ESQUISSE DE SCÉNOGRAPHIE POUR LA COMÉDIE DON QUICHOTTE
ÉCOLE FRANÇAISE VERS 1730
Gouache sur papier, cadre d'origine XVIII rococo avec verre ancien.
22,5 x 40,5 cm / 8,9 x 16 pouces, avec le cadre 31 x 49 cm / 12,2 x 19,3 pouces
PROVENANCE
France, collection particulière
DON QUICHOTTE SUR LA SCÈNE FRANÇAISE : THÉÂTRE, BALLET ET SCÉNOGRAPHIE
Don Quichotte est un personnage qui a captivé le cœur des artistes de théâtre et des spectateurs du monde entier. La France, législatrice des modes non seulement en matière de costumes mais aussi dans les arts, a offert au XVIIIe siècle une interprétation unique de cette figure, charmant le public par un burlesque subtil, une satire fine et la grâce du ballet.
La période de 1715 à 1730 peut être qualifiée de renaissance de l'intérêt pour Don Quichotte sur la scène française. Cependant, le roman de Cervantès lui-même est relégué au second plan dans ces productions : les dramaturges s'inspirent d'épisodes spécifiques, parfois réinterprétés jusqu'à l'inconnu. Jean Galbert de Campistron présente en 1709 Le Jaloux désabusé, Philippe Néricault Destouches en 1711 crée Le Curieux impertinent, et Louis Fuzelier apporte une touche comique à la figure de Sancho Panza dans ses pièces Arlequin et Scaramouche vendangeurs (1710) et Arlequin défenseur d’Homère (1715).
L'année 1720 est particulièrement remarquable, lorsque Charles-Antoine Coypel présente Les Folies de Cardénio, un ballet héroï-comique. Suivent ensuite Les Noces de Gamache (1722), Le Prince travesti de Marivaux (1724) et le ballet Don Quichotte chez la Duchesse (1734). Ces spectacles mettent en avant non pas la profondeur philosophique du roman, mais son potentiel comique et spectaculaire.
L’ARRIVÉE DE DON QUICHOTTE AU MARIAGE DE CAMACHO : THÉÂTRALITÉ ET GRANDEUR
L'un des épisodes les plus marquants du livre — le mariage du riche Camacho — est devenu particulièrement populaire dans les adaptations théâtrales. Ce festin somptueux est décrit par Cervantès avec une précision picturale :
« La première chose que vit Sancho, ce fut un bœuf tout entier, embroché sur un orme, et sur le feu où il allait être rôti brûlait une montagne de bois. Six marmites, qui n’étaient pas des marmites ordinaires, mais des cuves de vendange, contenaient des moutons entiers, comme s’ils n’eussent été que des pigeonneaux. Les lapins écorchés et les poules plumées, qui pendaient aux arbres pour être plongés dans les marmites, étaient innombrables. On voyait des oiseaux de diverses espèces, suspendus aux branches, pour être conservés au frais. Sancho en compta plus de soixante outres, de plus de six gallons chacune, toutes pleines, comme il le reconnut plus tard, de vins généreux. Il y avait de grands tas de pain le plus blanc, amoncelés comme des tas de blé sur l’aire. »

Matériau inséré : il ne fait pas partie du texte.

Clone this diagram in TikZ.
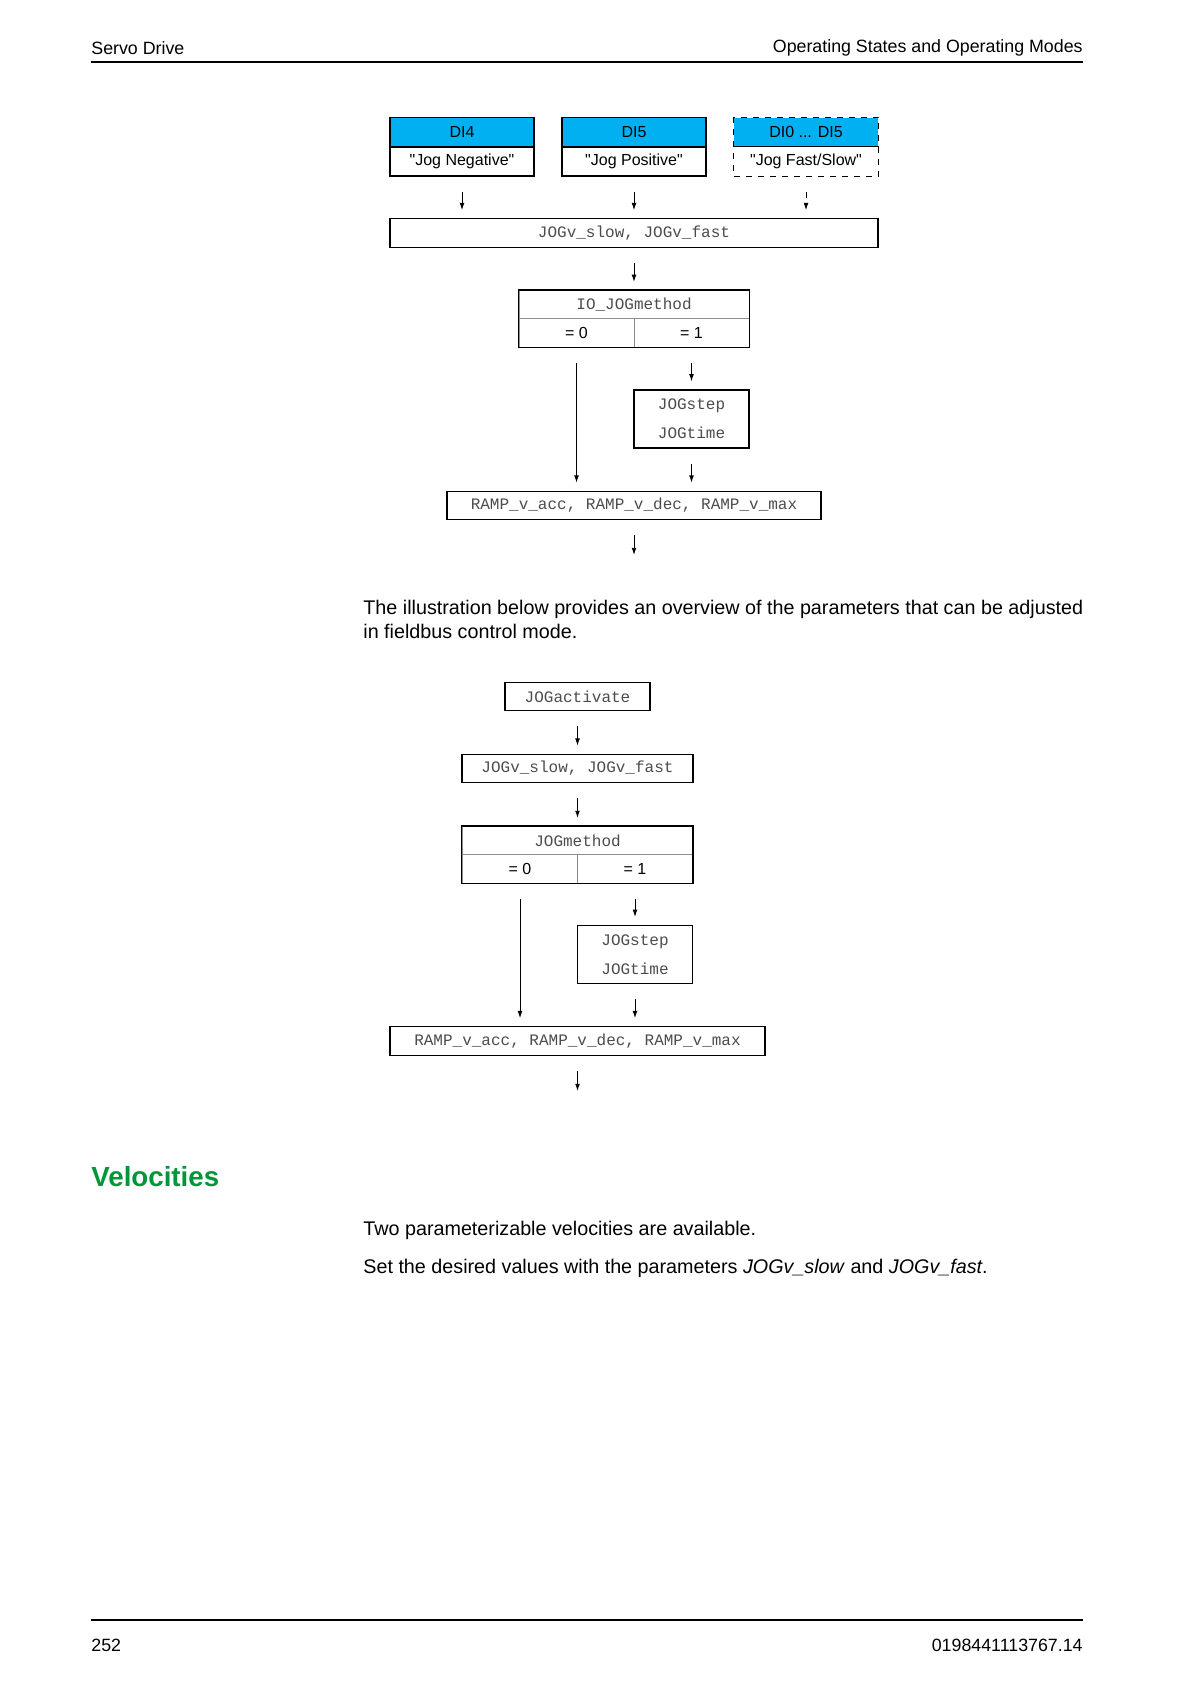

Cet épisode se reflète dans la scénographie théâtrale du XVIIIe siècle. Les esquisses des productions transmettent l'esprit du festin grandiose : au centre, des dames élégantes portant des mets, recréant l'atmosphère d'un ballet de cour. Au premier plan apparaissent Don Quichotte et Sancho, tandis que l'arrière-plan, avec une ville s'élevant au loin, donne à la scène profondeur et perspective.
La composition complexe à plusieurs plans, les draperies théâtrales et l'expression accentuée des poses témoignent de l'influence de la scénographie baroque française. Ce n'est pas seulement de la peinture — c'est un spectacle figé, reflétant l'esthétique du théâtre de l'époque de Louis XV, où chaque élément souligne l'élégance et le spectacle.